• @[email protected]
    link
    fedilink
    5
    edit-2
    4 months ago

    As I understand it, that’s some Jerry Falwell, Pat Robertson shit.

    Back in the 70s liberal/liberalism meant pretty much the same thing in the U.S. as elsewhere. Nixon even called his reelection something along the lines of “a victory for western liberal democracy.” Part of liberalism is a focus on rights of the individual, including civil rights. Civil rights and many other liberation movements of the era used the language of that aspect of liberalism.

    Enter a bunch of religious assholes of the time. They loved all the pull-yourself-up-by-your-bootstraps, right to private property, greed, etc. of individual rights but had a big problem with women wearing pants and expecting to be able to go to work without being sexually assaulted, gay people existing openly and breathing, and probably the civil rights movement too but it was going out of style to be open about that. They started using liberal/liberalism in a denigrating way to describe feminists, LGBT people, and any other group that got their puritanical knickers in a twist.

    After a couple decades the terms were completely divorced from their original political theory definitions which would, I think, have Republicans considered more liberal than Democrats. But I suppose that could depend on which aspects of liberalism you give more weight to.

    • @[email protected]
      link
      fedilink
      -24 months ago

      Exactly. As a libertarian, I call myself liberal, because that’s exactly what that word has meant historically. I absolutely hate the DNC and RNC because I find both to not be liberal in the sense that I mean it. The DNC seems adamant about taking away my rights so it can “protect” me or whatever, and the RNC wants to take away my rights to enforce some weird religious set of morals.
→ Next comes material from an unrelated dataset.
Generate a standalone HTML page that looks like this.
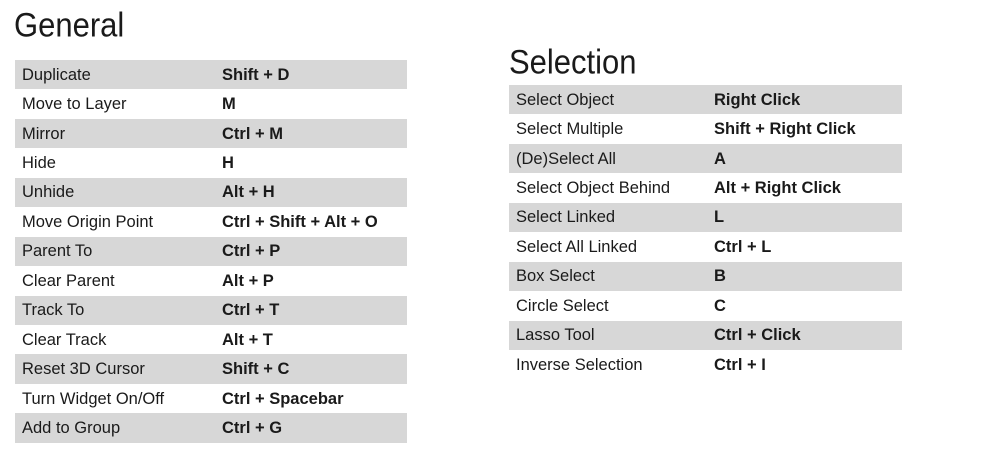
<!DOCTYPE html>
<html><head><style>
body{margin:0;width:1000px;height:466px;background:#fff;font-family:"Liberation Sans",sans-serif;color:#1a1a1a;position:relative;overflow:hidden}
h1{position:absolute;margin:0;font-weight:normal;font-size:31px;line-height:40px;transform:scaleY(1.12);transform-origin:left top}
.t{position:absolute;border-collapse:collapse}
.t td{height:29.45px;padding:0;font-size:16.5px;line-height:20px}
.t td:first-child{padding-left:7px}
.t td b{font-weight:bold}
.t tr:nth-child(odd){background:#d7d7d7}
</style></head><body>
<h1 style="left:14px;top:3px">General</h1>
<table class="t" style="left:15px;top:60px;width:392px">
<colgroup><col style="width:207px"><col></colgroup>
<tr><td>Duplicate</td><td><b>Shift + D</b></td></tr>
<tr><td>Move to Layer</td><td><b>M</b></td></tr>
<tr><td>Mirror</td><td><b>Ctrl + M</b></td></tr>
<tr><td>Hide</td><td><b>H</b></td></tr>
<tr><td>Unhide</td><td><b>Alt + H</b></td></tr>
<tr><td>Move Origin Point</td><td><b>Ctrl + Shift + Alt + O</b></td></tr>
<tr><td>Parent To</td><td><b>Ctrl + P</b></td></tr>
<tr><td>Clear Parent</td><td><b>Alt + P</b></td></tr>
<tr><td>Track To</td><td><b>Ctrl + T</b></td></tr>
<tr><td>Clear Track</td><td><b>Alt + T</b></td></tr>
<tr><td>Reset 3D Cursor</td><td><b>Shift + C</b></td></tr>
<tr><td>Turn Widget On/Off</td><td><b>Ctrl + Spacebar</b></td></tr>
<tr><td>Add to Group</td><td><b>Ctrl + G</b></td></tr>
</table>
<h1 style="left:509px;top:40px">Selection</h1>
<table class="t" style="left:509px;top:85px;width:393px">
<colgroup><col style="width:205px"><col></colgroup>
<tr><td>Select Object</td><td><b>Right Click</b></td></tr>
<tr><td>Select Multiple</td><td><b>Shift + Right Click</b></td></tr>
<tr><td>(De)Select All</td><td><b>A</b></td></tr>
<tr><td>Select Object Behind</td><td><b>Alt + Right Click</b></td></tr>
<tr><td>Select Linked</td><td><b>L</b></td></tr>
<tr><td>Select All Linked</td><td><b>Ctrl + L</b></td></tr>
<tr><td>Box Select</td><td><b>B</b></td></tr>
<tr><td>Circle Select</td><td><b>C</b></td></tr>
<tr><td>Lasso Tool</td><td><b>Ctrl + Click</b></td></tr>
<tr><td>Inverse Selection</td><td><b>Ctrl + I</b></td></tr>
</table>
</body></html>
These days, I qualify it with “classical liberal” to indicate that I don’t mean the current usage of “liberal” (i.e. “progressive”), but instead mean the traditional idea of liberalism, i.e. individual rights. I don’t even particularly like the Libertarian Party in the US, especially recently with the weird right-wing takeover.

      I am fiscally conservative and socially liberal (again, in the classical sense, meaning negative rights, not positive rights).